I wonder about the Volkswagen Group. Does VW, Audi, Porsche and so on count as one company or separate companies? What happens if two companies merge? In general, the structure of this tax credit didn't make much sense anyways.
 
If the 3 was made in the same factory as the S and X, can it be sold under a different brand?

There's lots of precedent for rebadging.

List of badge-engineered vehicles - Wikipedia, the free encyclopedia

Some that come to mind: Isuzu Rodeo/Honda Passport, Scion FRS/Suzuki BRZ, the original Lexus LX/Land Cruiser.
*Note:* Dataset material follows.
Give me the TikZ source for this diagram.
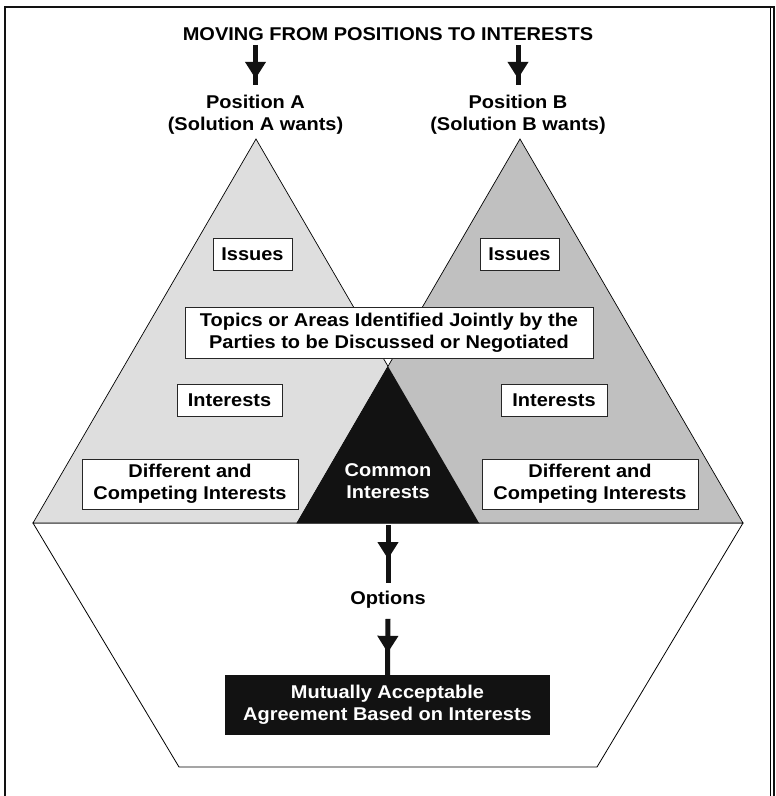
\documentclass[tikz,border=0pt]{standalone}
\usepackage{fontspec}
\setmainfont[FakeStretch=1.08]{Liberation Sans}
\usetikzlibrary{arrows.meta,decorations.markings,positioning}

\definecolor{sideA}{HTML}{DEDEDE}
\definecolor{sideB}{HTML}{C0C0C0}
\definecolor{inkblack}{HTML}{121212}

\tikzset{
    lbl/.style={font=\fontsize{18.5}{22}\selectfont\bfseries, align=center, inner sep=2pt},
    topicbox/.style={lbl, draw=black!85, line width=0.8pt, fill=white},
    flowarr/.style={draw=inkblack, line width=5pt, postaction={decorate},
        decoration={markings, mark=at position 34pt with {\arrow{Triangle[length=17pt,width=20pt]}}}},
}

\begin{document}
\begin{tikzpicture}[x=1pt,y=-1pt]
    \useasboundingbox (0,0) rectangle (776,796);

    % Outer frame (open at the bottom)
    \draw[line width=2.4pt, inkblack] (5,800) -- (5,7) -- (774,7) -- (774,800);
    \draw[line width=0.6pt] (770.5,8) -- (770.5,800);

    % Lower part: options and agreement
    \draw[fill=white, line width=0.8pt] (33,523) -- (179,767) -- (597,767) -- (743,523) -- cycle;

    % Position triangles, overlap is the common ground
    \draw[fill=sideA, line width=0.7pt] (33,523) -- (256,139) -- (479,523) -- cycle;
    \draw[fill=sideB, line width=0.7pt] (297,523) -- (520,139) -- (743,523) -- cycle;
    \fill[inkblack] (297,523) -- (388,366.3) -- (479,523) -- cycle;

    % Heading and positions
    \node[lbl] (title) at (388,34) {MOVING FROM POSITIONS TO INTERESTS};
    \node[lbl] (posA) at (255.5,115) {Position A\\(Solution A wants)};
    \node[lbl] (posB) at (518,115) {Position B\\(Solution B wants)};

    % Boxes inside the triangles
    \node[topicbox, minimum width=79pt, minimum height=32pt] (issA) at (252.5,254) {Issues};
    \node[topicbox, minimum width=79pt, minimum height=32pt] (issB) at (519.5,254) {Issues};
    \node[topicbox, minimum width=408pt, minimum height=51pt] (topics) at (389,332.5)
        {Topics or Areas Identified Jointly by the\\Parties to be Discussed or Negotiated};
    \node[topicbox, minimum width=105pt, minimum height=32pt] (intA) at (229.5,400) {Interests};
    \node[topicbox, minimum width=106pt, minimum height=32pt] (intB) at (554,400) {Interests};
    \node[topicbox, minimum width=216pt, minimum height=50pt] (diffA) at (190,484)
        {Different and\\Competing Interests};
    \node[topicbox, minimum width=216pt, minimum height=50pt] (diffB) at (590,484)
        {Different and\\Competing Interests};
    \node[lbl, text=white] (common) at (388,481) {Common\\Interests};

    % Options and agreement
    \coordinate (cbase) at (388,523);
    \node[lbl] (opts) at (388,600) {Options};
    \node[lbl, fill=inkblack, text=white, minimum width=325pt, minimum height=60pt] (agree)
        at (387.5,705) {Mutually Acceptable\\Agreement Based on Interests};

    % Arrows
    \draw[flowarr] ([yshift=-2pt]title.south -| posA.north) -- ([yshift=8pt]posA.north);
    \draw[flowarr] ([yshift=-2pt]title.south -| posB.north) -- ([yshift=8pt]posB.north);
    \draw[flowarr] ([yshift=-2pt]cbase) -- ([yshift=6pt]opts.north);
    \draw[flowarr] ([yshift=-8pt]opts.south) -- (agree.north);
\end{tikzpicture}
\end{document}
But, at the end of the day, this might not be worth while for Tesla since they expect to sell well over 200K M3s per year, so creating a new brand is only a very short term tax incentive.
 
So here is the answer:

GM includes Chevy and Cadillac for the total. That makes sense.

VW, Audi and Porsche are each considered different manufacturers per the IRS. So they get 600,000.

I think it is because they are each incorporated in the US since they were separate corporations at one time. They are just owned by VW AG today. The others are brands.

Qualified Vehicles Acquired after 12-31-2009

Based on this, it is possible that if Tesla spun off "Edison Motors Inc" and then TSLA owned the majority of shares, they could get another 200k.
 
Actually it should not be 200k vehicles per manufacturer. Instead there should be a pool of 200k * number of manufacturers.

So assuming there are 10 manufacturers as of 2016, then the pool is 2 million cars. Now whoever is good enough to sell more EVs get more of the pie.
I suppose you could argue that one big pool of credits could result in the most EV's being sold (maximizing discounts to purchasers), but a per-manufacturer allotment could motivate more manufacturers to build EV's (by reducing the price of their cars).

But that's a weak motivation for other manufacturers, and probably wouldn't override their fear, risk aversion, and short-term profit mindedness.
 
The end goal is more EVs on the road and less polluters on the road. It doesn't matter if that end goal is achieved though a single manufacturer or a dozen. So a large pool of zero emission vehicles is the carrot.

The stick that will crack the whip on big polluters like GM and Toyota is CARB standard and ZEV penalties for each of them.

I think that is fair and should help achieve the goal of less polluters on the road.
 
Toyota has Lexus. Honda has Acura. Nissan has infinity. Chevy has Cadillac.

Why can't Tesla do the same and spin off a budget "manufacturer"?

Suppose this is possible, what would it take?


Tesla has worked hard to make the brand something to be proud of. I doubt if they will want to dilute that.
On second thought though; perhaps putting a lower cost vehicle into the same mix will be diluting the brand. Hmm.
 
Tesla has worked hard to make the brand something to be proud of. I doubt if they will want to dilute that.
On second thought though; perhaps putting a lower cost vehicle into the same mix will be diluting the brand. Hmm.

You have a point here, but I don't think that is a problem with the Model 3. But if they later will make anything even smaller/lower cost like a compact/subcompat EV then it may be a problem. But on the other side - Tesla is making a brand that's about not doing the same thing that all the others do. So they may not make them self a brand as a premium car maker, but more as a advanced autopilot/sporty/EV car maker.